I lived several decades in the heartland of the Metis and heard the term frequently, and oddly enough it was pronounced without the final “S”, often by the representatives of the Metis Federation when on the news. The very first cbc.ca radio clip I find when searching for Metis, the announcer pronounced it without the final “S”. So I guess the CBC adopts the Parisian pronunciation to be formal - no surprise.
This goes to my basic point - the choice to speak in a dialect or accent when you have the ability to speak the formal generally accepted world-wide “standard” language (I won’t be funny and say “real”) is in itself a statement and part of the message.
Interestingly (well, to me), according to a guy I know who was a Peace Corps Volunteer in Moldova, Moldovans do not pretend that their language is unique, and a lot of them would actually like to unify with Romania. They mourn being ripped away from the Mother Country by the Soviets.
I’m French and never ever heard here someone pronounces métis without the s, including people who work on anti-racist/diversity issues, or who are themselves métis.
Heck, the dictionnaire de l’académie française stresses:
(1)MÉTIS (s se fait entendre), -ISSE adj. XIIIe siècle, mestis. Issu du latin mixticius, « né d’une race mélangée ».
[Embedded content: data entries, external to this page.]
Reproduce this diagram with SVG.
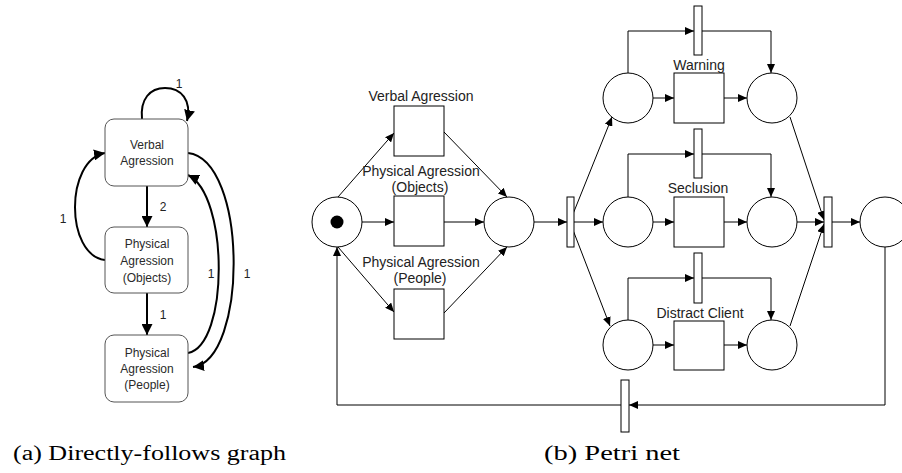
<svg xmlns="http://www.w3.org/2000/svg" width="902" height="473" viewBox="0 0 902 473">
<style>
.bg{fill:#fff}
.dbox{fill:#fff;stroke:#555;stroke-width:1}
.dtxt{font-family:"Liberation Sans",Arial,sans-serif;font-size:12px;fill:#2a2a2a;text-anchor:middle}
.dlbl{font-family:"Liberation Sans",Arial,sans-serif;font-size:12px;fill:#222;text-anchor:middle}
.darc{fill:none;stroke:#000;stroke-width:2;marker-end:url(#da)}
.place{fill:#fff;stroke:#000;stroke-width:1}
.trans{fill:#fff;stroke:#000;stroke-width:1}
.ptxt{font-family:"Liberation Sans",Arial,sans-serif;font-size:14px;fill:#222;text-anchor:middle}
.parc{fill:none;stroke:#000;stroke-width:1;marker-end:url(#pa)}
.cap{font-family:"Liberation Serif","Times New Roman",serif;font-size:20px;fill:#000}
</style>
<defs>
<marker id="da" markerUnits="userSpaceOnUse" markerWidth="11" markerHeight="11" viewBox="0 0 10 10" refX="10" refY="5" orient="auto">
<path d="M0,0 L10,5 L0,10 z" fill="#000"/>
</marker>
<marker id="pa" markerUnits="userSpaceOnUse" markerWidth="9" markerHeight="8" viewBox="0 0 9 8" refX="9" refY="4" orient="auto">
<path d="M0,0 L9,4 L0,8 z" fill="#000"/>
</marker>
</defs>
<rect class="bg" x="0" y="0" width="902" height="473"/>

<!-- Directly-follows graph -->
<g id="dfg-connectors">
<path class="darc" d="M142,119 C140,99 150,88 165,88 C181,88 192,100 187,121"/>
<path class="darc" d="M147,186 L147,227"/>
<path class="darc" d="M147,293 L147,335"/>
<path class="darc" d="M105,260 C65,255 65,160 105,153"/>
<path class="darc" d="M188,353 C229,345 229,195 188,175"/>
<path class="darc" d="M188,153 C248,160 248,360 193,367"/>
<text class="dlbl" x="179" y="88">1</text>
<text class="dlbl" x="163" y="211">2</text>
<text class="dlbl" x="163" y="319">1</text>
<text class="dlbl" x="63" y="223">1</text>
<text class="dlbl" x="211" y="278">1</text>
<text class="dlbl" x="247" y="278">1</text>
</g>
<g id="dfg-verbal">
<rect class="dbox" x="105" y="119" width="83" height="67" rx="9"/>
<text class="dtxt" x="147" y="149">Verbal</text>
<text class="dtxt" x="147" y="165">Agression</text>
</g>
<g id="dfg-objects">
<rect class="dbox" x="105" y="227" width="83" height="66" rx="9"/>
<text class="dtxt" x="147" y="248">Physical</text>
<text class="dtxt" x="147" y="265">Agression</text>
<text class="dtxt" x="147" y="282">(Objects)</text>
</g>
<g id="dfg-people">
<rect class="dbox" x="105" y="335" width="83" height="67" rx="9"/>
<text class="dtxt" x="147" y="357">Physical</text>
<text class="dtxt" x="147" y="373">Agression</text>
<text class="dtxt" x="147" y="389">(People)</text>
</g>

<!-- Petri net connectors -->
<g id="pn-connectors">
<path class="parc" d="M338,197 L394,133"/>
<path class="parc" d="M362,222 L394,222"/>
<path class="parc" d="M338,247 L394,312"/>
<path class="parc" d="M444,132 L507,197"/>
<path class="parc" d="M444,222 L484,222"/>
<path class="parc" d="M444,313 L507,247"/>
<path class="parc" d="M534,222 L567,222"/>
<path class="parc" d="M573,214 L612,117"/>
<path class="parc" d="M574,222 L603,222"/>
<path class="parc" d="M573,230 L610,326"/>
<path class="parc" d="M653,98 L674,98"/>
<path class="parc" d="M724,98 L747,98"/>
<path class="parc" d="M653,222 L674,222"/>
<path class="parc" d="M724,222 L747,222"/>
<path class="parc" d="M653,345 L674,345"/>
<path class="parc" d="M724,345 L747,345"/>
<path class="parc" d="M628,73 L628,31 L694,31"/>
<path class="parc" d="M702,31 L771,31 L771,73"/>
<path class="parc" d="M628,197 L628,154 L694,154"/>
<path class="parc" d="M702,154 L771,154 L771,197"/>
<path class="parc" d="M628,320 L628,278 L694,278"/>
<path class="parc" d="M702,278 L771,278 L771,320"/>
<path class="parc" d="M790,117 L824,220"/>
<path class="parc" d="M797,222 L824,222"/>
<path class="parc" d="M790,326 L824,224"/>
<path class="parc" d="M832,222 L860,222"/>
<path class="parc" d="M885,247 L885,405 L629,405"/>
<path class="parc" d="M621,405 L337,405 L337,247"/>
</g>

<!-- Petri net nodes -->
<g id="p-start">
<circle class="place" cx="337" cy="222" r="25"/>
<circle cx="337" cy="222" r="6.5" fill="#000"/>
</g>
<g id="t-verbal">
<rect class="trans" x="394" y="106" width="50" height="50"/>
<text class="ptxt" x="421" y="101">Verbal Agression</text>
</g>
<g id="t-objects">
<rect class="trans" x="394" y="196" width="50" height="50"/>
<text class="ptxt" x="421" y="176">Physical Agression</text>
<text class="ptxt" x="420" y="192">(Objects)</text>
</g>
<g id="t-people">
<rect class="trans" x="394" y="289" width="50" height="50"/>
<text class="ptxt" x="421" y="267">Physical Agression</text>
<text class="ptxt" x="420" y="283">(People)</text>
</g>
<g id="p-mid">
<circle class="place" cx="509" cy="222" r="25"/>
</g>
<g id="t-split">
<rect class="trans" x="567" y="197" width="7" height="50"/>
</g>
<g id="p-w1"><circle class="place" cx="628" cy="98" r="25"/></g>
<g id="p-s1"><circle class="place" cx="628" cy="222" r="25"/></g>
<g id="p-d1"><circle class="place" cx="628" cy="345" r="25"/></g>
<g id="t-warning">
<rect class="trans" x="674" y="73" width="50" height="50"/>
<text class="ptxt" x="699" y="70">Warning</text>
</g>
<g id="t-seclusion">
<rect class="trans" x="674" y="197" width="50" height="50"/>
<text class="ptxt" x="698" y="193">Seclusion</text>
</g>
<g id="t-distract">
<rect class="trans" x="674" y="321" width="50" height="49"/>
<text class="ptxt" x="700" y="318">Distract Client</text>
</g>
<g id="t-skip-w"><rect class="trans" x="694" y="6" width="8" height="49"/></g>
<g id="t-skip-s"><rect class="trans" x="694" y="129" width="8" height="49"/></g>
<g id="t-skip-d"><rect class="trans" x="694" y="253" width="8" height="50"/></g>
<g id="p-w2"><circle class="place" cx="772" cy="98" r="25"/></g>
<g id="p-s2"><circle class="place" cx="772" cy="222" r="25"/></g>
<g id="p-d2"><circle class="place" cx="772" cy="345" r="25"/></g>
<g id="t-join"><rect class="trans" x="824" y="197" width="8" height="50"/></g>
<g id="p-end"><circle class="place" cx="885" cy="222" r="25"/></g>
<g id="t-loop"><rect class="trans" x="621" y="380" width="8" height="52"/></g>

<!-- Captions -->
<text class="cap" x="13" y="460" textLength="273" lengthAdjust="spacingAndGlyphs">(a) Directly-follows graph</text>
<text class="cap" x="544" y="460" textLength="136" lengthAdjust="spacingAndGlyphs">(b) Petri net</text>
</svg>
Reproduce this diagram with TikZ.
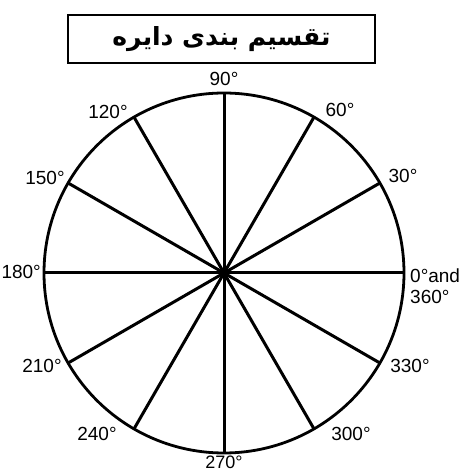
\documentclass[tikz,border=0pt]{standalone}
\usepackage{fontspec}
\setmainfont{Liberation Sans}
\newfontfamily\farsifont[Script=Arabic]{DejaVu Sans}
\TeXXeTstate=1

\begin{document}
\begin{tikzpicture}[x=1pt,y=1pt,
  etiq/.style={inner sep=0pt,font=\fontsize{19}{21}\selectfont},
  borde/.style={line width=2.8pt}]

\useasboundingbox (0,0) rectangle (466,472);

% Titulo
\node[borde,draw,minimum width=307pt,minimum height=48pt,inner sep=0pt] (titulo) at (221.5,433)
  {\farsifont\bfseries\fontsize{25}{28}\selectfont\beginR تقسیم بندی دایره\endR};

% Circulo
\coordinate (O) at (224,199);
\draw[borde] (O) circle[radius=180pt];

% Radios
\foreach \a in {0,30,...,330} {
  \coordinate (p\a) at ([shift={(\a:180)}]O);
  \draw[line width=3pt] (O) -- (p\a);
}

% Grados
\node[etiq] (l90) at (224,393) {90°};
\node[etiq] (l60) at (340,362) {60°};
\node[etiq] (l30) at (403,296) {30°};
\node[etiq,anchor=west,align=left] (l0) at (410,186) {0°and\\360°};
\node[etiq] (l330) at (410,106) {330°};
\node[etiq] (l300) at (351,38) {300°};
\node[etiq,anchor=south,font=\fontsize{18}{20}\selectfont] (l270) at (224,3) {270°};
\node[etiq] (l240) at (97,38) {240°};
\node[etiq] (l210) at (42,106) {210°};
\node[etiq,anchor=east] (l180) at (41,200) {180°};
\node[etiq] (l150) at (45,294) {150°};
\node[etiq] (l120) at (108,360) {120°};

\end{tikzpicture}
\end{document}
And Croat-Serbian-Bosnian translators. I think the problem with that language is that it was called Serbocroat (or Croatoserbian) instead of the more neutral Yugoslavian.
Serbo-Croatian. Calling it “Yugoslavian” would be a bit confusing, since all the languages spoken in the former Yugoslavia are not mutually intelligible. Macedonian being at least one outlier.
As was pointed out to you, the “formal” French pronunciation uses the final S, just like the Quebec pronunciation does.
Of course, cbc.ca is an English website, and “Métis” is usually pronunced without the final S in English. The (correct) English pronunciations of borrowed French words are not a good guide to how those words are pronounced (or even spelled) in French.
OK, which bring up the peripheral interesting question, why? I might see English saying “May-tiss” instead of “Meh-Tiss”, english pronunciation being what it is, but why do English adopt a French pronunciation that is not correct in French?